Most high-performers believe that Flow is a binary state—you’re either in it or you’re not. This misunderstanding is why so many struggle to find it consistently. In reality, Flow is a four-stage cycle. If you don’t understand the “Struggle” and “Recovery” phases, you will burn out your neurochemistry before you ever reach the peak.

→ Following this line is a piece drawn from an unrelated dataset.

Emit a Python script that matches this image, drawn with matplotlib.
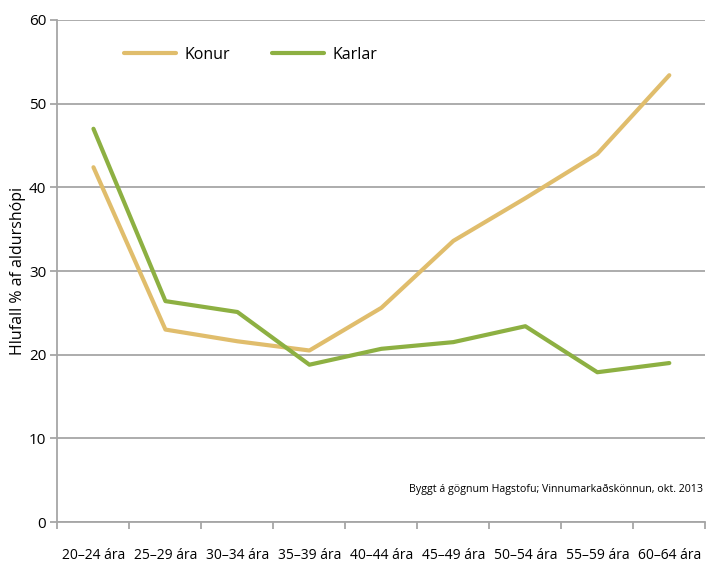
import matplotlib.pyplot as plt
import numpy as np

plt.rcParams['font.family'] = ['Open Sans', 'DejaVu Sans']

categories = ['20–24 ára', '25–29 ára', '30–34 ára', '35–39 ára', '40–44 ára',
              '45–49 ára', '50–54 ára', '55–59 ára', '60–64 ára']
konur = [42.4, 23.0, 21.6, 20.5, 25.6, 33.6, 38.7, 44.0, 53.4]
karlar = [47.0, 26.4, 25.1, 18.8, 20.7, 21.5, 23.4, 17.9, 19.0]

grid_col = '#a6a6a6'
fig = plt.figure(figsize=(7.06, 5.63), dpi=100)
ax = fig.add_axes([0.0814, 0.0728, 0.9176, 0.8917])

x = np.arange(len(categories))
ax.plot(x, konur, color='#e0bd6c', lw=3, solid_capstyle='round', label='Konur')
ax.plot(x, karlar, color='#8db042', lw=3, solid_capstyle='round', label='Karlar')

ax.set_xlim(-0.5, len(categories) - 0.5)
ax.set_ylim(0, 60)
ax.set_yticks(range(0, 61, 10))
ax.yaxis.grid(True, color=grid_col, lw=1.3)
ax.set_axisbelow(True)

ax.set_xticks(np.arange(-0.5, len(categories), 1))
ax.set_xticklabels([])
ax.set_xticks(x, minor=True)
ax.set_xticklabels(categories, minor=True)
ax.tick_params(axis='x', which='major', length=5, color=grid_col, width=1.3)
ax.tick_params(axis='x', which='minor', length=0, pad=19, labelsize=10)
ax.tick_params(axis='y', length=5, color=grid_col, width=1.3, labelsize=11, pad=3)

for s in ['top', 'right']:
    ax.spines[s].set_visible(False)
for s in ['left', 'bottom']:
    ax.spines[s].set_color(grid_col)
    ax.spines[s].set_linewidth(1.3)

ax.set_ylabel('Hlufall % af aldurshópi', fontsize=11.5)
ax.yaxis.set_label_coords(-0.048, 0.5)

ax.legend(loc='upper left', bbox_to_anchor=(0.08, 0.975), ncol=2, frameon=False,
          fontsize=11.5, handlelength=3.3, columnspacing=2.6, handletextpad=0.5)

ax.text(0.997, 0.064, 'Byggt á gögnum Hagstofu; Vinnumarkaðskönnun, okt. 2013',
        transform=ax.transAxes, ha='right', va='center', fontsize=7.7)

fig.savefig('out.png', dpi=100)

The 4 Stages of the Flow Cycle
1. The Struggle Phase
This is the loading phase. Your brain is absorbing information and wrestling with the problem. It feels frustrating and stressful. Most people quit here, not realizing that this stress is the necessary trigger for the neurochemical release that follows.
2. The Release Phase
To move from struggle to flow, you must stop thinking about the problem. This “incubation” period—a walk, a shower, or light movement—allows the subconscious to take over and triggers the release of nitric oxide, which flushes stress hormones out of the system.
3. The Flow State
The peak experience. Focus becomes effortless, time dilates, and the “self” disappears. This is the most energy-intensive state the human brain can enter, fueled by the neurochemical cocktail we discussed in our previous audit.
4. The Recovery Phase
Flow is expensive. After a deep block, your brain is depleted of dopamine and serotonin. If you try to jump immediately back into another task, you risk “Flow Hangover.” Elite performance requires active recovery—sleep, nutrition, and nervous system down-regulation.